On March 31, the internal source code of ‘Claude Code’, an AI-powered coding assistant by Anthropic, was leaked. This means that software developers across the world could now look into how this model works and have access to 512,000 lines of its code.
The leak, Anthropic confirmed, was due to a “release packaging issue caused by human error” and not a targeted hack or security breach. When a team member ran a production build manually for the Claude Code version 2.1.88 update, the compiler accidentally published an internal file publicly, which allowed anyone who found it to download it as a zip file.
The issue was later fixed soon enough by Anthropic, but the code was already made available on GitHub, following which, at least 50,000 copies have been downloaded.
CNBC reports that the leak is a blow to the startup. Anthropic’s competitors can now get an insight into how it built its viral coding tool. No wonder that a post on X with a link to leaked code has amassed more than 21 million views since public discovery.
But even more amusing is that a new debate has taken stage: was the leak real or was it actually just an April Fool’s Day prank? Rubén Domínguez Ibar, an Angel Investor and founder of AI Corner, has posted on LinkedIn that a fake codebase was planted in a staging environment and was deliberately left unsecured. He also mentioned that 44 fictional feature flags were designed to be just believable enough, and Cambridge and LayerX cybersecurity researchers spent an entire weekend analysing these fake documents. He also attached a picture of Claude releasing a statement that says this is an April Fools’ joke; however, the source of it cannot be traced, and the speculation of it being a deliberate attempt remains unverified.

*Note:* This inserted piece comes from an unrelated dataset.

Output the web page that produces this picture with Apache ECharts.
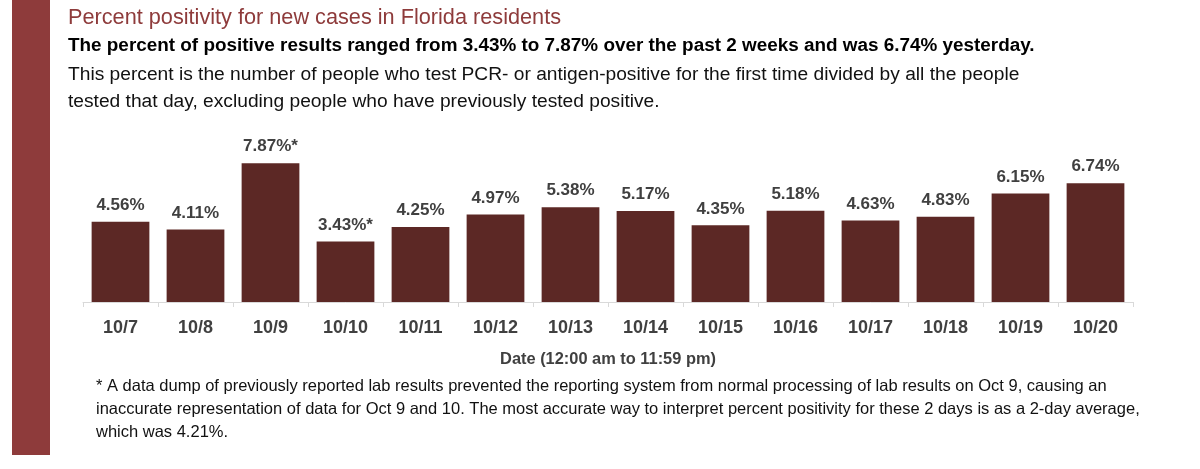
<!DOCTYPE html>
<html><head><meta charset="utf-8">
<script src="https://cdn.jsdelivr.net/npm/echarts@6/dist/echarts.min.js"></script>
<style>html,body{margin:0;padding:0;background:#fff}#c{width:1200px;height:469px}</style>
</head><body><div id="c"></div>
<script>
const categories = ['10/7','10/8','10/9','10/10','10/11','10/12','10/13','10/14','10/15','10/16','10/17','10/18','10/19','10/20'];
const positivity = [4.56,4.11,7.87,3.43,4.25,4.97,5.38,5.17,4.35,5.18,4.63,4.83,6.15,6.74];
const flagged = ['10/9','10/10'];
const titleText = 'Percent positivity for new cases in Florida residents';
const subtitleText = 'The percent of positive results ranged from 3.43% to 7.87% over the past 2 weeks and was 6.74% yesterday.';
const descLines = ['This percent is the number of people who test PCR- or antigen-positive for the first time divided by all the people','tested that day, excluding people who have previously tested positive.'];
const noteLines = ['* A data dump of previously reported lab results prevented the reporting system from normal processing of lab results on Oct 9, causing an','inaccurate representation of data for Oct 9 and 10. The most accurate way to interpret percent positivity for these 2 days is as a 2-day average,','which was 4.21%.'];
const axisTitle = 'Date (12:00 am to 11:59 pm)';

const chart = echarts.init(document.getElementById('c'));
const font = '"Liberation Sans", Arial, sans-serif';
chart.setOption({
  animation:false,
  textStyle:{fontFamily:font},
  graphic:[
    {type:'rect',shape:{x:12,y:0,width:38,height:455},style:{fill:'#8E3B3B'}},
    {type:'text',left:68,top:7,style:{text:titleText,font:'21.7px '+font,fill:'#8E3B3B'}},
    {type:'text',left:68,top:36,style:{text:subtitleText,font:'bold 18.9px '+font,fill:'#000'}},
    {type:'text',left:68,top:61,style:{text:descLines.join('\n'),font:'19.2px '+font,fill:'#111',lineHeight:27}},
    {type:'text',left:96,top:375,style:{text:noteLines.join('\n'),font:'16.5px '+font,fill:'#111',lineHeight:23}}
  ],
  grid:{left:83,right:67,top:161,bottom:167,containLabel:false},
  xAxis:{
    type:'category',data:categories,
    axisLine:{lineStyle:{color:'#d9d9d9',width:1}},
    axisTick:{show:true,length:5,lineStyle:{color:'#d9d9d9'}},
    axisLabel:{color:'#404040',fontSize:18,fontWeight:'bold',margin:17,fontFamily:font},
    name:axisTitle,nameLocation:'middle',nameGap:49,
    nameTextStyle:{color:'#404040',fontSize:16.4,fontWeight:'bold',fontFamily:font}
  },
  yAxis:{type:'value',min:0,max:8,show:false,splitLine:{show:false}},
  series:[{
    type:'bar',data:positivity,barCategoryGap:'23%',
    itemStyle:{color:'#5C2825'},
    label:{show:true,position:'top',distance:8,color:'#404040',fontSize:17,fontWeight:'bold',fontFamily:font,
      formatter:p=>p.value.toFixed(2)+'%'+(flagged.includes(p.name)?'*':'')}
  }]
});
</script></body></html>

However, in the continued case of this being an accidental leak, critics note the irony: A company known for intense security controls (eg, Pentagon case) has ended up shipping its own blueprints to the public through a basic configuration error that should have easily been caught in a routine code review. The leak may not sink Anthropic’s business, but it gives every competitor a free engineering education on how to build a good AI coding agent and what tools to focus on.